---------- MATERIAL ----------

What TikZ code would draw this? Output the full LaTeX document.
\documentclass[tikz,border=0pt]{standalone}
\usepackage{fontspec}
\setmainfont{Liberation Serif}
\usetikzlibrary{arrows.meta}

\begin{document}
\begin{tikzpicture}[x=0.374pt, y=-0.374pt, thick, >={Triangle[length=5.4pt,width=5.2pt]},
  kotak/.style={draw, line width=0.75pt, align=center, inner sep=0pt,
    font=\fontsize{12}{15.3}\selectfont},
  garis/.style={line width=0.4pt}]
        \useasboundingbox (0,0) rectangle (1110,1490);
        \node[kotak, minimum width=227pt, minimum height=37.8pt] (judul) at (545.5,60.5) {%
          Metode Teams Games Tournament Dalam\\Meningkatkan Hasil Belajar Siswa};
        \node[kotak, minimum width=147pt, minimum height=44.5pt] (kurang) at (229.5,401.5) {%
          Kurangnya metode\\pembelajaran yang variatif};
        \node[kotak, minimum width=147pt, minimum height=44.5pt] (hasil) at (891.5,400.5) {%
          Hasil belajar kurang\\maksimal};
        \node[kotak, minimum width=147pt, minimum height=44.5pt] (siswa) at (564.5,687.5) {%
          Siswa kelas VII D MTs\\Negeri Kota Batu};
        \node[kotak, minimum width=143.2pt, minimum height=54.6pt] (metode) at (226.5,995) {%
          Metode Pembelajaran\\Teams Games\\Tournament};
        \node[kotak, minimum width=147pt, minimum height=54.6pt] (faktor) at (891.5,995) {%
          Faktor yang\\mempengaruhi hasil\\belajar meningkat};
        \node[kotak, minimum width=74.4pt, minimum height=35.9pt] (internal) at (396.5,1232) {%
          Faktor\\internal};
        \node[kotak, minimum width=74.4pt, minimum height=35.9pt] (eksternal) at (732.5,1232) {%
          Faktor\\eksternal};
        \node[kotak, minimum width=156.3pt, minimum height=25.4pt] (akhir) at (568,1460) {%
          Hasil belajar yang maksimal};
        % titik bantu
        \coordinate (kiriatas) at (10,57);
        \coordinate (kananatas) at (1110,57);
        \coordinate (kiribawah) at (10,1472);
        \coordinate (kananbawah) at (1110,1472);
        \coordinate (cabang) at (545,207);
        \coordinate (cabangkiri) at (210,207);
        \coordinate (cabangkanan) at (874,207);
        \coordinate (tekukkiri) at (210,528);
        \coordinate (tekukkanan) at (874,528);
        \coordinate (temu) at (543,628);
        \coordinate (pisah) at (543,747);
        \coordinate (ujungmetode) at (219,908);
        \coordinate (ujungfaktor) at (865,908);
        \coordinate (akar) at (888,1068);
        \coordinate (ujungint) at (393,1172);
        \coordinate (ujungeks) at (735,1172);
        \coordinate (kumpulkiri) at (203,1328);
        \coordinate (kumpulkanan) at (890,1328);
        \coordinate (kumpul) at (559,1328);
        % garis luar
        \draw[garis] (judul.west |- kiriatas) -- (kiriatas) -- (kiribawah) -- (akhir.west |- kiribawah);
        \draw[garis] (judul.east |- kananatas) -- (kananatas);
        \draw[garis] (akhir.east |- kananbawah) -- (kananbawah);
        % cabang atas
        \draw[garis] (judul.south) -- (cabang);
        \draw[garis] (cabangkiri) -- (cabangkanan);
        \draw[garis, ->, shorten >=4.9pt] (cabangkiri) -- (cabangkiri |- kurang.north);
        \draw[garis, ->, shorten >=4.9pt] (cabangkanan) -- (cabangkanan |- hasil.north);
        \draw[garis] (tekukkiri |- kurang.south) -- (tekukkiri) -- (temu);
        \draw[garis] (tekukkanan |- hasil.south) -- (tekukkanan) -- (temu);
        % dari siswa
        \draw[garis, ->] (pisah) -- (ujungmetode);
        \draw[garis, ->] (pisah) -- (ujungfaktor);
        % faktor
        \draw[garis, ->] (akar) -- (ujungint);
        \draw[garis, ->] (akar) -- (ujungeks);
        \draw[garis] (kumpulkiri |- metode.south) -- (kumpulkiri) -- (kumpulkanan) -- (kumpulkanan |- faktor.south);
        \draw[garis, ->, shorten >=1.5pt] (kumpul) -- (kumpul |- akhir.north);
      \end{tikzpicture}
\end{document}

----------

YOUR INSTRUCTIONS — Copy the material above verbatim.

ANSWER FOR THIS EXERCISE —
What TikZ code would draw this? Output the full LaTeX document.
\documentclass[tikz,border=0pt]{standalone}
\usepackage{fontspec}
\setmainfont{Liberation Serif}
\usetikzlibrary{arrows.meta}

\begin{document}
\begin{tikzpicture}[x=0.374pt, y=-0.374pt, thick, >={Triangle[length=5.4pt,width=5.2pt]},
  kotak/.style={draw, line width=0.75pt, align=center, inner sep=0pt,
    font=\fontsize{12}{15.3}\selectfont},
  garis/.style={line width=0.4pt}]
        \useasboundingbox (0,0) rectangle (1110,1490);
        \node[kotak, minimum width=227pt, minimum height=37.8pt] (judul) at (545.5,60.5) {%
          Metode Teams Games Tournament Dalam\\Meningkatkan Hasil Belajar Siswa};
        \node[kotak, minimum width=147pt, minimum height=44.5pt] (kurang) at (229.5,401.5) {%
          Kurangnya metode\\pembelajaran yang variatif};
        \node[kotak, minimum width=147pt, minimum height=44.5pt] (hasil) at (891.5,400.5) {%
          Hasil belajar kurang\\maksimal};
        \node[kotak, minimum width=147pt, minimum height=44.5pt] (siswa) at (564.5,687.5) {%
          Siswa kelas VII D MTs\\Negeri Kota Batu};
        \node[kotak, minimum width=143.2pt, minimum height=54.6pt] (metode) at (226.5,995) {%
          Metode Pembelajaran\\Teams Games\\Tournament};
        \node[kotak, minimum width=147pt, minimum height=54.6pt] (faktor) at (891.5,995) {%
          Faktor yang\\mempengaruhi hasil\\belajar meningkat};
        \node[kotak, minimum width=74.4pt, minimum height=35.9pt] (internal) at (396.5,1232) {%
          Faktor\\internal};
        \node[kotak, minimum width=74.4pt, minimum height=35.9pt] (eksternal) at (732.5,1232) {%
          Faktor\\eksternal};
        \node[kotak, minimum width=156.3pt, minimum height=25.4pt] (akhir) at (568,1460) {%
          Hasil belajar yang maksimal};
        % titik bantu
        \coordinate (kiriatas) at (10,57);
        \coordinate (kananatas) at (1110,57);
        \coordinate (kiribawah) at (10,1472);
        \coordinate (kananbawah) at (1110,1472);
        \coordinate (cabang) at (545,207);
        \coordinate (cabangkiri) at (210,207);
        \coordinate (cabangkanan) at (874,207);
        \coordinate (tekukkiri) at (210,528);
        \coordinate (tekukkanan) at (874,528);
        \coordinate (temu) at (543,628);
        \coordinate (pisah) at (543,747);
        \coordinate (ujungmetode) at (219,908);
        \coordinate (ujungfaktor) at (865,908);
        \coordinate (akar) at (888,1068);
        \coordinate (ujungint) at (393,1172);
        \coordinate (ujungeks) at (735,1172);
        \coordinate (kumpulkiri) at (203,1328);
        \coordinate (kumpulkanan) at (890,1328);
        \coordinate (kumpul) at (559,1328);
        % garis luar
        \draw[garis] (judul.west |- kiriatas) -- (kiriatas) -- (kiribawah) -- (akhir.west |- kiribawah);
        \draw[garis] (judul.east |- kananatas) -- (kananatas);
        \draw[garis] (akhir.east |- kananbawah) -- (kananbawah);
        % cabang atas
        \draw[garis] (judul.south) -- (cabang);
        \draw[garis] (cabangkiri) -- (cabangkanan);
        \draw[garis, ->, shorten >=4.9pt] (cabangkiri) -- (cabangkiri |- kurang.north);
        \draw[garis, ->, shorten >=4.9pt] (cabangkanan) -- (cabangkanan |- hasil.north);
        \draw[garis] (tekukkiri |- kurang.south) -- (tekukkiri) -- (temu);
        \draw[garis] (tekukkanan |- hasil.south) -- (tekukkanan) -- (temu);
        % dari siswa
        \draw[garis, ->] (pisah) -- (ujungmetode);
        \draw[garis, ->] (pisah) -- (ujungfaktor);
        % faktor
        \draw[garis, ->] (akar) -- (ujungint);
        \draw[garis, ->] (akar) -- (ujungeks);
        \draw[garis] (kumpulkiri |- metode.south) -- (kumpulkiri) -- (kumpulkanan) -- (kumpulkanan |- faktor.south);
        \draw[garis, ->, shorten >=1.5pt] (kumpul) -- (kumpul |- akhir.north);
      \end{tikzpicture}
\end{document}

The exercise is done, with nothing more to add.